> Task goal
Output the material below in full, exactly as it is.

[Begin Source material]

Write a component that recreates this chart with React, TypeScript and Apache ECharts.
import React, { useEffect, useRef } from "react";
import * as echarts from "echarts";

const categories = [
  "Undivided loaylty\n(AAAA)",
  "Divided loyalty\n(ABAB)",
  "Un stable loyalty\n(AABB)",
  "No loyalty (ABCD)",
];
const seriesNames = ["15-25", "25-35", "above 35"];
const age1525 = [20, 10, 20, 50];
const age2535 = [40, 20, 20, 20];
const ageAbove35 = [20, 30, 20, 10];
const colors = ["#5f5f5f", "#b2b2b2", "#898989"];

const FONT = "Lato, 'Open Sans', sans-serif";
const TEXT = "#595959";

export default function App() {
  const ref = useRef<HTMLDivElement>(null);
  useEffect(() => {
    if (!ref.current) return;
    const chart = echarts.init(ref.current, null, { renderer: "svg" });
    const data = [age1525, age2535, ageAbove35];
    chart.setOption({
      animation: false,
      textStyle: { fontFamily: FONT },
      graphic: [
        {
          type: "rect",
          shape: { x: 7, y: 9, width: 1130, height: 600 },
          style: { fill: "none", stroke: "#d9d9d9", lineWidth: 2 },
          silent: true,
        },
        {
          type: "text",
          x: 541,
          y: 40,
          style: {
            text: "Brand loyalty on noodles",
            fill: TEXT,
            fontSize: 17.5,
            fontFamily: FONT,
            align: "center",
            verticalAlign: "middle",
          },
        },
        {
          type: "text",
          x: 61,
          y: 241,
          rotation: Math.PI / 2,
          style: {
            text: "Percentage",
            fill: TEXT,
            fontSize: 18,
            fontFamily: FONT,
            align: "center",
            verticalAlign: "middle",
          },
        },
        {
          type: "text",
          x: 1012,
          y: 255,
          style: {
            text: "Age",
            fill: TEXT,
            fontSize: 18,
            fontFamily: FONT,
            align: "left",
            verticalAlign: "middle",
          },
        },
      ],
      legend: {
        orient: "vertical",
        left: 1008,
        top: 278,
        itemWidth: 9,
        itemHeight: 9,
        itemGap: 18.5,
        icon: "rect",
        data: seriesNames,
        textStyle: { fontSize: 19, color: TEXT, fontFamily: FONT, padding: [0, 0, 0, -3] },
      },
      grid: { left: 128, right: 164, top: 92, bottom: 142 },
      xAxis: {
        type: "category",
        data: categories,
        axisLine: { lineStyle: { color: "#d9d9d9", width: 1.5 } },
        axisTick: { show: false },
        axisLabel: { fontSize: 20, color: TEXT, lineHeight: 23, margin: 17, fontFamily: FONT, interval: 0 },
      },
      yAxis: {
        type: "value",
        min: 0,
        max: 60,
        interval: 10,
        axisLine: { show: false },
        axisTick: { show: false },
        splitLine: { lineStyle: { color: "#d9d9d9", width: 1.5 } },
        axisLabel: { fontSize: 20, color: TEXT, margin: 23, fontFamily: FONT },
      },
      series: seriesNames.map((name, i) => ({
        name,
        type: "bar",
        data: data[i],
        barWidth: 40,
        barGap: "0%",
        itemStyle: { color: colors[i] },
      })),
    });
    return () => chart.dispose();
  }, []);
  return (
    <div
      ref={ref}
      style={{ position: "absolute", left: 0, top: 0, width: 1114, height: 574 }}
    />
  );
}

[End Source material]

> Response for this exercise
Write a component that recreates this chart with React, TypeScript and Apache ECharts.
import React, { useEffect, useRef } from "react";
import * as echarts from "echarts";

const categories = [
  "Undivided loaylty\n(AAAA)",
  "Divided loyalty\n(ABAB)",
  "Un stable loyalty\n(AABB)",
  "No loyalty (ABCD)",
];
const seriesNames = ["15-25", "25-35", "above 35"];
const age1525 = [20, 10, 20, 50];
const age2535 = [40, 20, 20, 20];
const ageAbove35 = [20, 30, 20, 10];
const colors = ["#5f5f5f", "#b2b2b2", "#898989"];

const FONT = "Lato, 'Open Sans', sans-serif";
const TEXT = "#595959";

export default function App() {
  const ref = useRef<HTMLDivElement>(null);
  useEffect(() => {
    if (!ref.current) return;
    const chart = echarts.init(ref.current, null, { renderer: "svg" });
    const data = [age1525, age2535, ageAbove35];
    chart.setOption({
      animation: false,
      textStyle: { fontFamily: FONT },
      graphic: [
        {
          type: "rect",
          shape: { x: 7, y: 9, width: 1130, height: 600 },
          style: { fill: "none", stroke: "#d9d9d9", lineWidth: 2 },
          silent: true,
        },
        {
          type: "text",
          x: 541,
          y: 40,
          style: {
            text: "Brand loyalty on noodles",
            fill: TEXT,
            fontSize: 17.5,
            fontFamily: FONT,
            align: "center",
            verticalAlign: "middle",
          },
        },
        {
          type: "text",
          x: 61,
          y: 241,
          rotation: Math.PI / 2,
          style: {
            text: "Percentage",
            fill: TEXT,
            fontSize: 18,
            fontFamily: FONT,
            align: "center",
            verticalAlign: "middle",
          },
        },
        {
          type: "text",
          x: 1012,
          y: 255,
          style: {
            text: "Age",
            fill: TEXT,
            fontSize: 18,
            fontFamily: FONT,
            align: "left",
            verticalAlign: "middle",
          },
        },
      ],
      legend: {
        orient: "vertical",
        left: 1008,
        top: 278,
        itemWidth: 9,
        itemHeight: 9,
        itemGap: 18.5,
        icon: "rect",
        data: seriesNames,
        textStyle: { fontSize: 19, color: TEXT, fontFamily: FONT, padding: [0, 0, 0, -3] },
      },
      grid: { left: 128, right: 164, top: 92, bottom: 142 },
      xAxis: {
        type: "category",
        data: categories,
        axisLine: { lineStyle: { color: "#d9d9d9", width: 1.5 } },
        axisTick: { show: false },
        axisLabel: { fontSize: 20, color: TEXT, lineHeight: 23, margin: 17, fontFamily: FONT, interval: 0 },
      },
      yAxis: {
        type: "value",
        min: 0,
        max: 60,
        interval: 10,
        axisLine: { show: false },
        axisTick: { show: false },
        splitLine: { lineStyle: { color: "#d9d9d9", width: 1.5 } },
        axisLabel: { fontSize: 20, color: TEXT, margin: 23, fontFamily: FONT },
      },
      series: seriesNames.map((name, i) => ({
        name,
        type: "bar",
        data: data[i],
        barWidth: 40,
        barGap: "0%",
        itemStyle: { color: colors[i] },
      })),
    });
    return () => chart.dispose();
  }, []);
  return (
    <div
      ref={ref}
      style={{ position: "absolute", left: 0, top: 0, width: 1114, height: 574 }}
    />
  );
}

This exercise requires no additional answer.